Your trees need to be on a separate valve from your turf. In general, trees should be watered enough to penetrate the soil to a depth of at least 18 inches. This means you are probably going to have to dig a few ditches to lay additional irrigation pipe. Considering the length of time you hope to have the tree, trenching is a sound investment as it will enable you to water your trees less frequently and much deeper. This will improve plant health and water conservation.
- Deep watering is important.
One of your main goals for tree watering is to encourage the tree roots to grow deep. This will help your tree become more drought-tolerant. You will need to water your trees less than you water your turf, but the time of watering will be longer. This longer time will push water down deep into the soil and the tree roots should follow.
- Too much water kills.
When you overwater, the water takes the place of oxygen in the soil and your trees will end up drowning. Make sure your soil drains properly and consider purchasing a soil moister probe to allow you to see how well the water is penetrating the soil. These are relatively inexpensive tools that are easy to use and provide great information about how much water is in your soil.
- Make a well around the tree.
The first year of watering for a tree can impact its growth for life. Since the root ball is small when trees are first planted, it need more water around the base. When you first plant a tree, it’s critical you water the root ball completely. If you make a well around the tree, you automatically divert water to the root ball.

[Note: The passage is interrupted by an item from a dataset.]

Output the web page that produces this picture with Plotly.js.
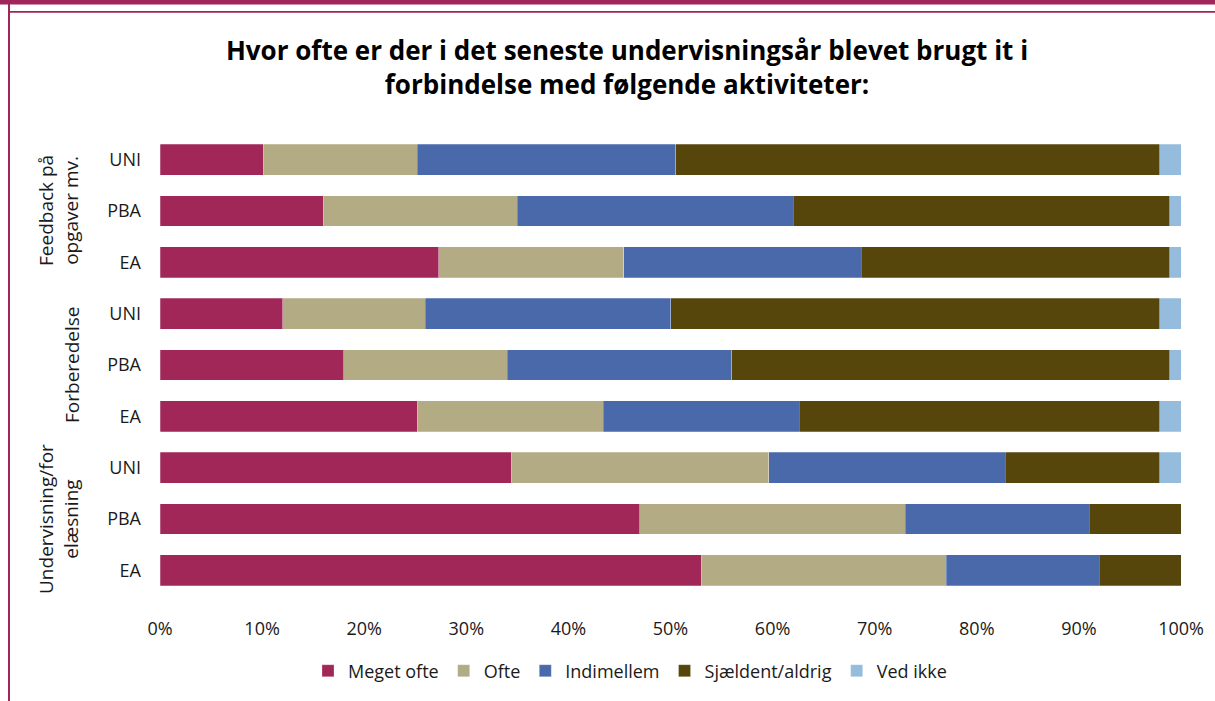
<!DOCTYPE html>
<html>
<head>
<meta charset="utf-8">
<script src="https://cdn.plot.ly/plotly-3.0.1.min.js"></script>
<style>
  html, body { margin: 0; padding: 0; background: #fff; }
  #chart { width: 1215px; height: 701px; }
</style>
</head>
<body>
<div id="chart"></div>
<script>
// ---- data ----
const groups = ["Feedback på<br>opgaver mv.", "Forberedelse", "Undervisning/for<br>elæsning"];
const levels = ["UNI", "PBA", "EA"];
const seriesNames = ["Meget ofte", "Ofte", "Indimellem", "Sjældent/aldrig", "Ved ikke"];
const megetOfte  = [10.1, 16.0, 27.3, 12.0, 18.0, 25.2, 34.4, 47.0, 53.0];
const ofte       = [15.1, 19.0, 18.1, 14.0, 16.0, 18.2, 25.2, 26.0, 24.0];
const indimellem = [25.3, 27.0, 23.3, 24.0, 22.0, 19.2, 23.2, 18.0, 15.0];
const sjaeldent  = [47.4, 36.9, 30.2, 47.9, 42.9, 35.3, 15.1,  9.0,  8.0];
const vedIkke    = [ 2.1,  1.1,  1.1,  2.1,  1.1,  2.1,  2.1,  0.0,  0.0];
const xTickVals  = [0, 10, 20, 30, 40, 50, 60, 70, 80, 90, 100];
const xTickText  = ["0%", "10%", "20%", "30%", "40%", "50%", "60%", "70%", "80%", "90%", "100%"];

const colors = ["#A02758", "#B3AB84", "#4A69AB", "#57460B", "#95BBDD"];

// ---- build ----
const rowKeys = [], rowText = [];
groups.forEach((g, gi) => levels.forEach(l => { rowKeys.push(gi + "|" + l); rowText.push(l); }));
const values = [megetOfte, ofte, indimellem, sjaeldent, vedIkke];

const traces = seriesNames.map((name, i) => ({
  type: "bar",
  orientation: "h",
  name: name,
  x: values[i],
  y: rowKeys,
  marker: { color: colors[i], line: { width: 0.5, color: "rgba(255,255,255,0.5)" } },
  hoverinfo: "name+x"
}));

const W = 1215, H = 701;
const L = 160, R = W - 1181, T = 134, B = H - 596;
const PW = W - L - R, PH = H - T - B;
const px = v => (v - L) / PW;
const py = v => (H - B - v) / PH;

const frameColor = "#A0265A";
const shapes = [
  { type: "rect", xref: "paper", yref: "paper", x0: px(0), x1: px(W), y0: py(0), y1: py(4.5), fillcolor: frameColor, line: { width: 0 } },
  { type: "rect", xref: "paper", yref: "paper", x0: px(8), x1: px(W), y0: py(11), y1: py(12.8), fillcolor: frameColor, line: { width: 0 } },
  { type: "rect", xref: "paper", yref: "paper", x0: px(8), x1: px(10), y0: py(0), y1: py(H), fillcolor: frameColor, line: { width: 0 } }
];

const groupX = [58, 72, 58];
const annotations = groups.map((g, gi) => ({
  text: g,
  xref: "paper", yref: "y",
  x: px(groupX[gi]), y: gi + "|" + levels[1],
  xanchor: "center", yanchor: "middle",
  textangle: -90,
  showarrow: false,
  font: { family: "Open Sans", size: 19, color: "#1a1a1a" }
}));

const layout = {
  width: W, height: H,
  margin: { l: L, r: R, t: T, b: B, pad: 0 },
  paper_bgcolor: "#fff",
  plot_bgcolor: "#fff",
  barmode: "stack",
  bargap: 0.4,
  font: { family: "Open Sans", size: 18, color: "#1a1a1a" },
  title: {
    text: "<b>Hvor ofte er der i det seneste undervisningsår blevet brugt it i<br>forbindelse med følgende aktiviteter:</b>",
    font: { family: "Open Sans", size: 26, color: "#000" },
    xref: "container", x: 627 / W, xanchor: "center",
    yref: "container", y: 1 - 60 / H, yanchor: "top"
  },
  xaxis: {
    range: [0, 100],
    tickmode: "array",
    tickvals: xTickVals,
    ticktext: xTickText,
    showgrid: false, zeroline: false, showline: false,
    ticks: "", ticklabelstandoff: 20,
    tickfont: { size: 18, color: "#1a1a1a" },
    fixedrange: true
  },
  yaxis: {
    type: "category",
    categoryorder: "array",
    categoryarray: rowKeys,
    tickvals: rowKeys,
    ticktext: rowText,
    autorange: "reversed",
    showgrid: false, zeroline: false, showline: false,
    ticks: "", ticklabelstandoff: 18,
    tickfont: { size: 18, color: "#1a1a1a" },
    fixedrange: true
  },
  legend: {
    orientation: "h",
    xref: "container", x: 630 / W, xanchor: "center",
    yref: "container", y: 1 - 671 / H, yanchor: "middle",
    font: { size: 18, color: "#1a1a1a" },
    traceorder: "normal",
    itemwidth: 30,
    itemclick: false, itemdoubleclick: false
  },
  shapes: shapes,
  annotations: annotations
};

Plotly.newPlot("chart", traces, layout, { displayModeBar: false, staticPlot: true });
</script>
</body>
</html>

- Move the water away from the trunk.
Think about how your tree receives water naturally. Water hits the tree canopy, runs off, and drips down onto the soil. How can you reproduce that effect? Try moving drip irrigation away from the trunk as your tree gets bigger. This will encourage wide and deep root growth, which is essential for tree health.
Often, trees are the most valuable part of our landscapes. According to the USDA Forest Service, healthy, mature trees add an average of 10 percent to a property’s value. Having to replace a tree is costly and often takes years to replace the full value. Paying attention to the specific water needs of trees can pay healthy returns to a property.